Basic SQL

There are difference in the syntax required when using SQL that will depend on where your data warehouse is built. For more information see the documentation for Google BigQuery or Redshift.

Panoply is designed to allow you to access and manage your data using SQL, so in addition to your analytics and visualization toolset, you’ll be using SQL to prepare and model your data for analytics and reporting.

Panoply provides a simple web-based SQL workbench that you can use to explore your data, but for more extensive and complex query building, you’ll probably want to set up an SQL client.

Getting started with SQL

Now that we’ve covered how tables are generated and what to expect from them, let’s take a look at some ways you can use SQL to start exploring your data in Panoply. What follows are some simple suggestions, but remember to check your SQL resources to be sure you are using the correct syntax.

Open up your SQL client or head to the Panoply workbench for this step. After you are set up, you can start with a simple query that will show you all the tables relevant to a specific data source, like this:

SELECT DISTINCT tablename as 'name'
FROM pg_tables
WHERE tablename LIKE '{data source}_%%'

Note: Remember to replace {data source} with the data source prefix specified when collecting your data. For example, if you used default settings to collect data from Twitter, your prefix would be twitter_.

This query will return a single column that lists every table that was generated from your data source. Once you have this list, the fastest way to figure out how the data you need is spread across different tables is just to start digging in and exploring individual tables. You can get a quick look at what might be in an individual table by checking the column names with a query like this:

SELECT table_name, column_name
FROM information_schema.columns
WHERE table_name = '{table of interest name}'

Replace {table of interest name} with the actual name of the table you’re interested in exploring. If you spot the columns you’re looking for in a particular table, you can then run a quick check on the data itself with a query like this:

SELECT *
FROM {table of interest name}
LIMIT 100

As usual, replace {table of interest name} with the name of the table you’re taking a closer look at. This will give you the first 100 records in the selected table, which will allow you to take a closer look at the data itself.

A simple join

We’re talking relational table structures here, so it’s helpful to touch on joins at this point. If you’re not familiar with joins, we’ll cover enough of the basics here for you to get something done.

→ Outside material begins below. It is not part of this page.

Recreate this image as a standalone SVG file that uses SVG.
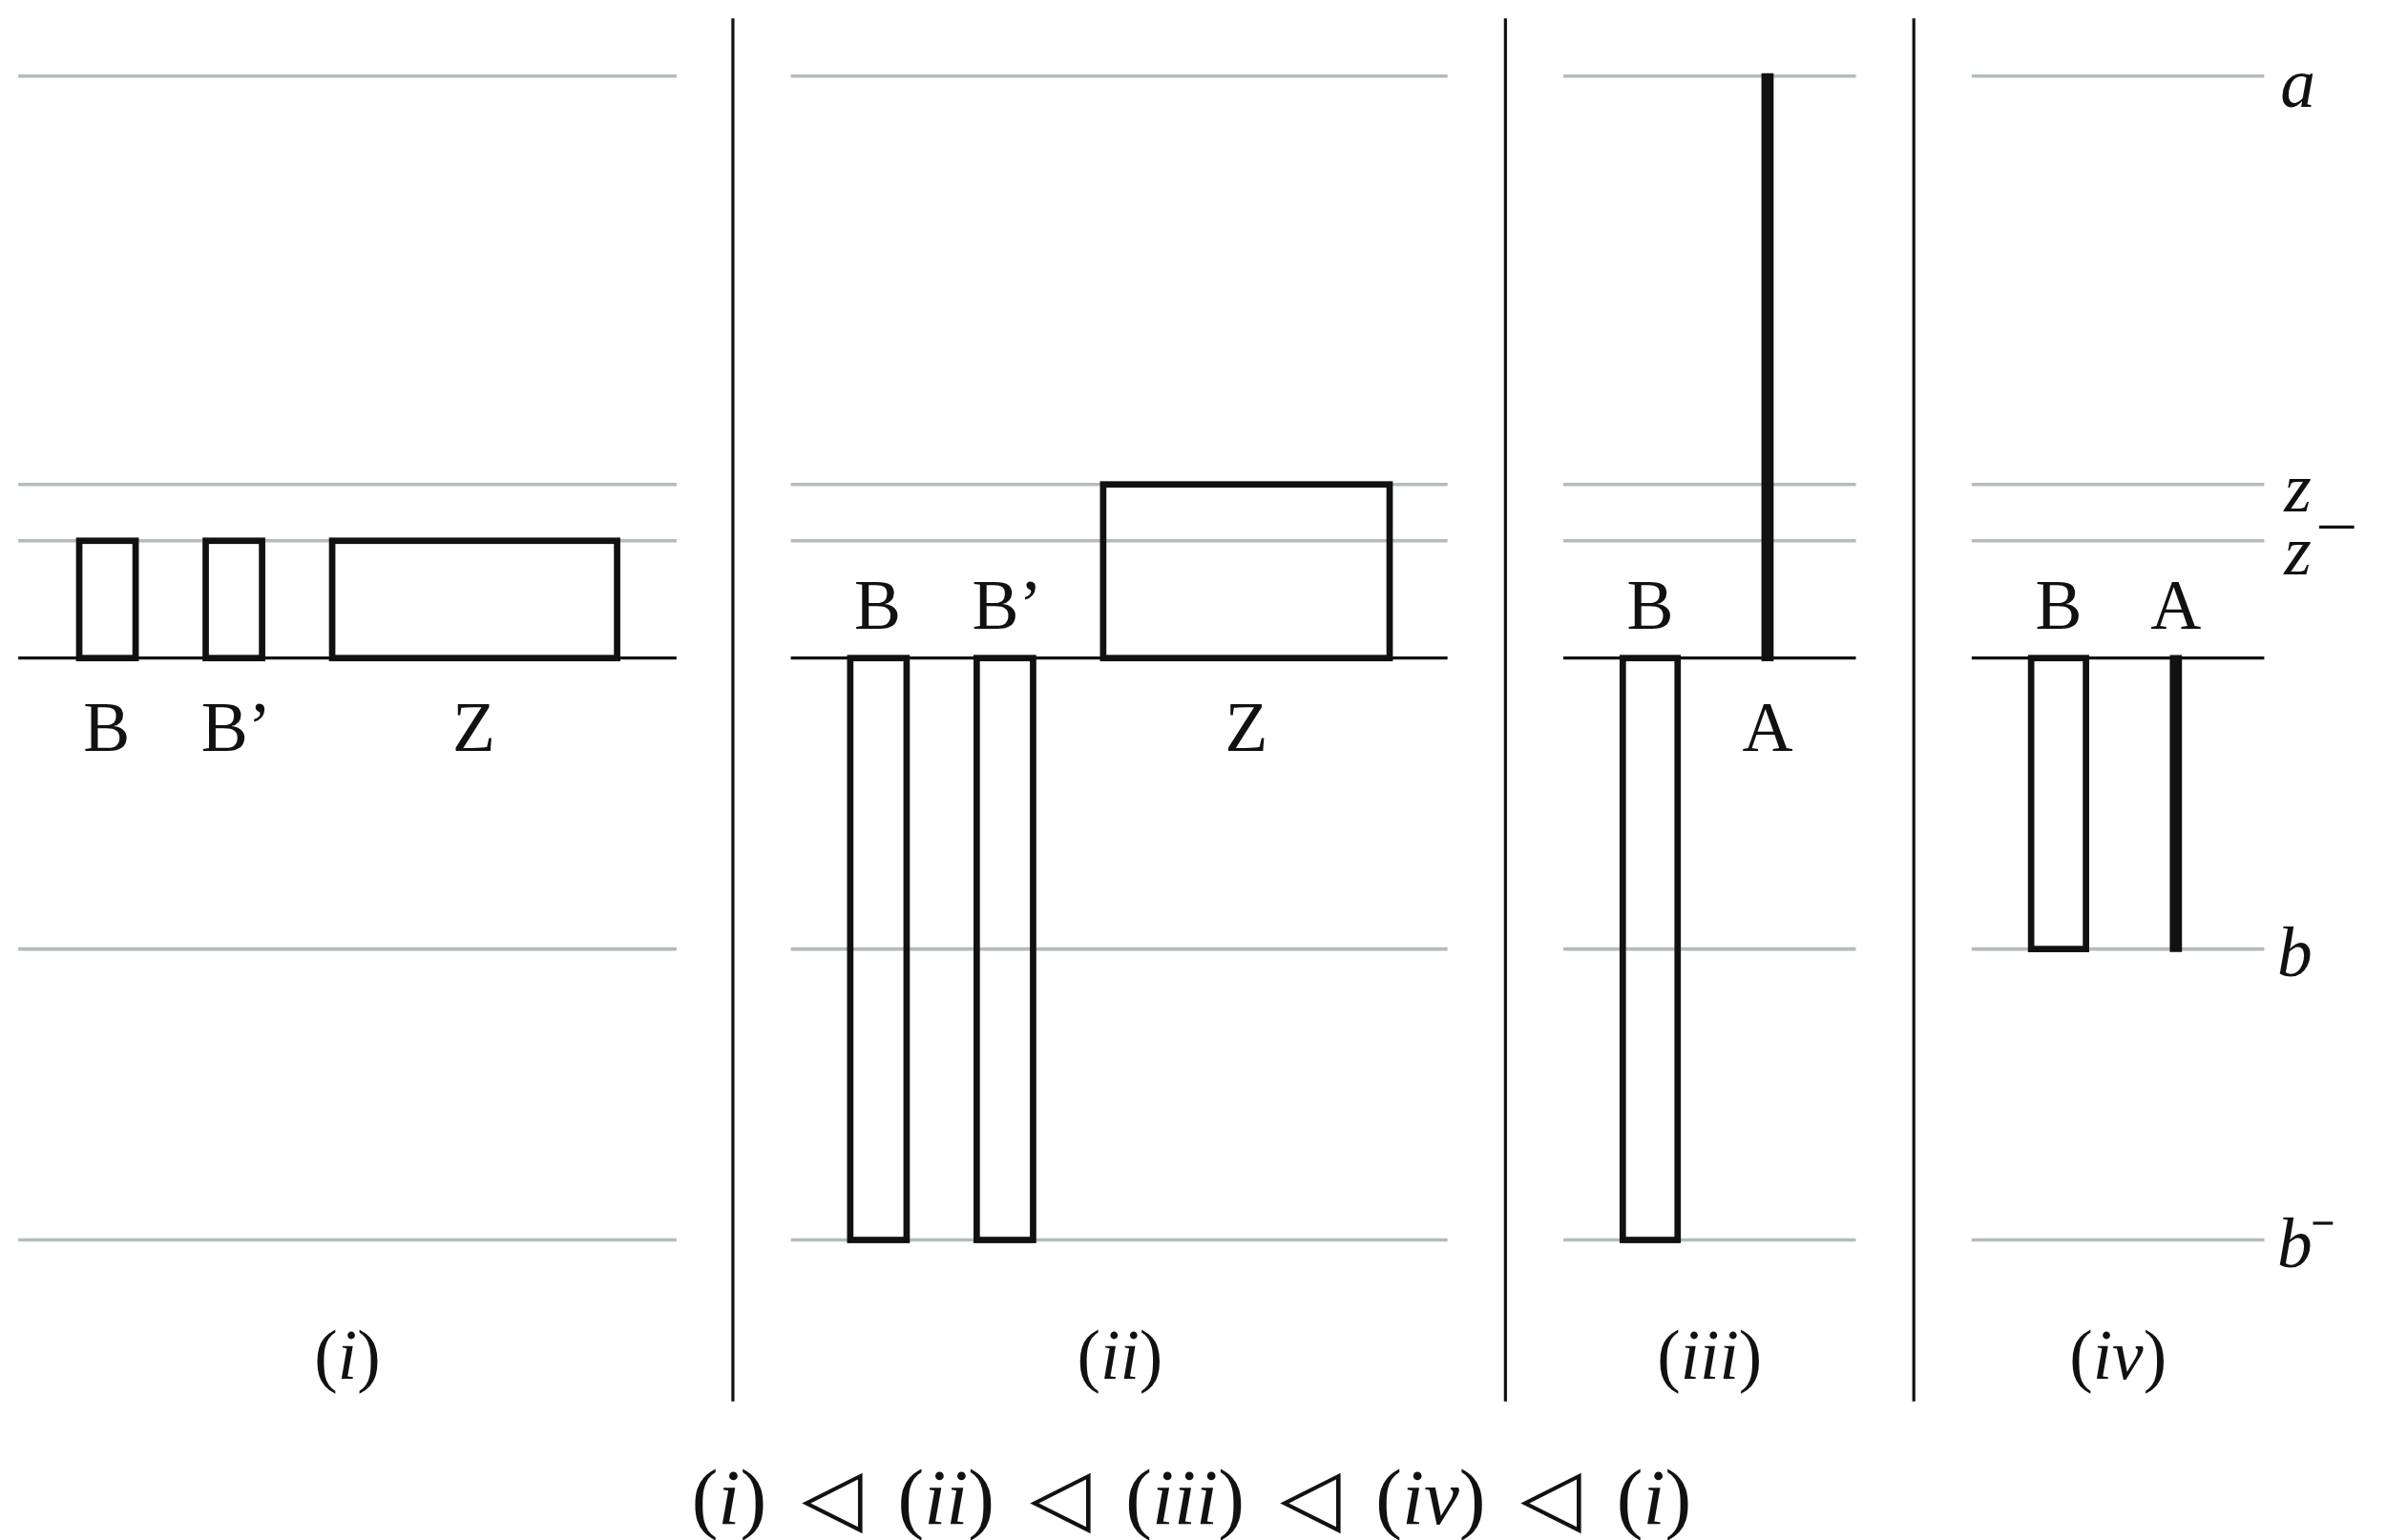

It often happens that the data you need to answer a specific question is spread across multiple tables in a relational database. This is by design, and helps keep your database tidy and reliable. In practice, this means that if you have a customers table, a sales table and a products table and want to see total sales broken out by product and customer type, you will need to join multiple tables in your query.

Simple join query

In order to join two tables, you will need to identify a key that links the two tables. Most databases are designed to provide designated, unique keys for this purpose, but you will often find that some other column works as a key for the purposes of joining two or more tables.

A basic two-table join will have the general form of:

SELECT {column1}, {column2}, {column3} … {columnN}
FROM {table1}
JOIN {table2}
ON {table1}.{key} = {table2}.{key}

In this example {key} will be the name of the column that you will be using as a join key. The name of the column may be different between tables–the important thing is that the underlying data matches. As a hypothetical example, suppose that you were trying to join sales and products. In the sales table, products are listed only by their product_id. In products, the corresponding column is named simply id. In that case, the ON statement from the above query would look like:

ON
sales.product_id = products.id

Twitter example

In order to tie everything together, let’s look at a specific example of a join that covers these aspects of the Panoply data collection and integration process. If you collect your Twitter data with subtable creation enabled, you’ll find that each of the main tables–tweets, likes and followers–will spawn multiple subtables. This is helpful in many cases, as specific data from table rows will be broken out into relatable tables.

So let’s suppose you wanted to break out each individual hashtag attached to a specific tweet. You would need to join twitter_tweets to twitter_tweets_entities_hashtags. Here’s how you’d do that:

SELECT twitter_tweets."text" as "tweet", twitter_tweets_entities_hashtags."text" as "tag"
FROM twitter_tweets
JOIN twitter_tweets_entities_hashtags
ON twitter_tweets.id = twitter_tweets_entities_hashtags.twitter_tweets_entities_id

You can add whatever tweaks and permutations you’d like, but that’s the basic query that you should start with.